Question #73f2e

1 Answer
Dec 26, 2017

What is the inequality to prove? I can't answer without it!

Explanation:

[What is the arithmetic-geometric sequence?]
An arithmetic-geometric sequence is the product of an arithmetic sequence and geometric sequence.

For example, a sequence
1/1, 3/2. 5/4. 7/8, 9/16,…
is an arithmetic-geometric sequence with general term a_n=(2n-1)*(1/2)^(n-1).

More information:
https://en.wikipedia.org/wiki/Arithmetico%E2%80%93geometric_sequence

[Sample question]
Let a_n=(2n-1)/2^(n-1). Prove that lim_(n->oo) a_n=0.

[How to solve?]
Generally, you can use the mathematical induction and the squeeze theorem to solve this type of inequation or limitation.
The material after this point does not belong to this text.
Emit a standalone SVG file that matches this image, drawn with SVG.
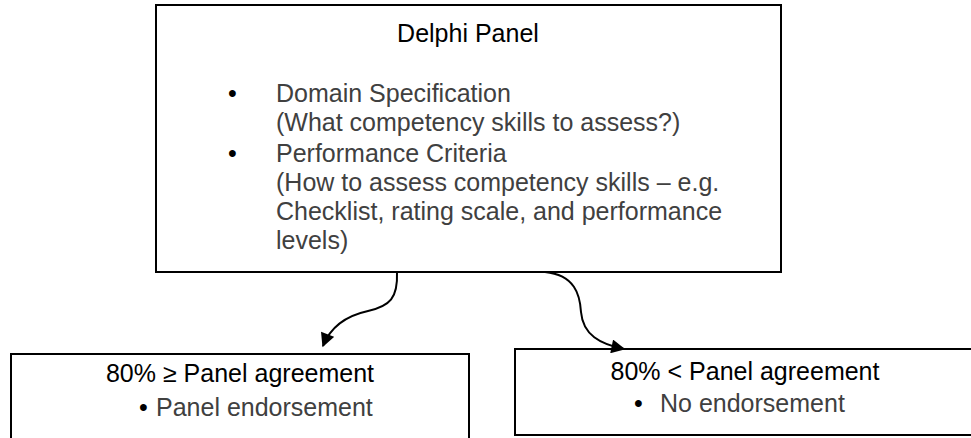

For example, if you can prove 0<2n-1<(3/2)^(n-1) for n>=8 with the mathematical induction, the inequation
0<(2n-1)/2^(n-1)<(3/4)^(n-1) is obtained.
Since lim_(n->oo) (3/4)^(n-1)=0, the sequence a_n=(2n-1)/2^(n-1) also converges to zero.

Alternatively, you can caluculate the sum S_n=sum_(k=1)^n a_n (the method is in the wikipedia page) and evaluate lim_(n->oo)S_n. If S_n converges, a_n must converge to zero.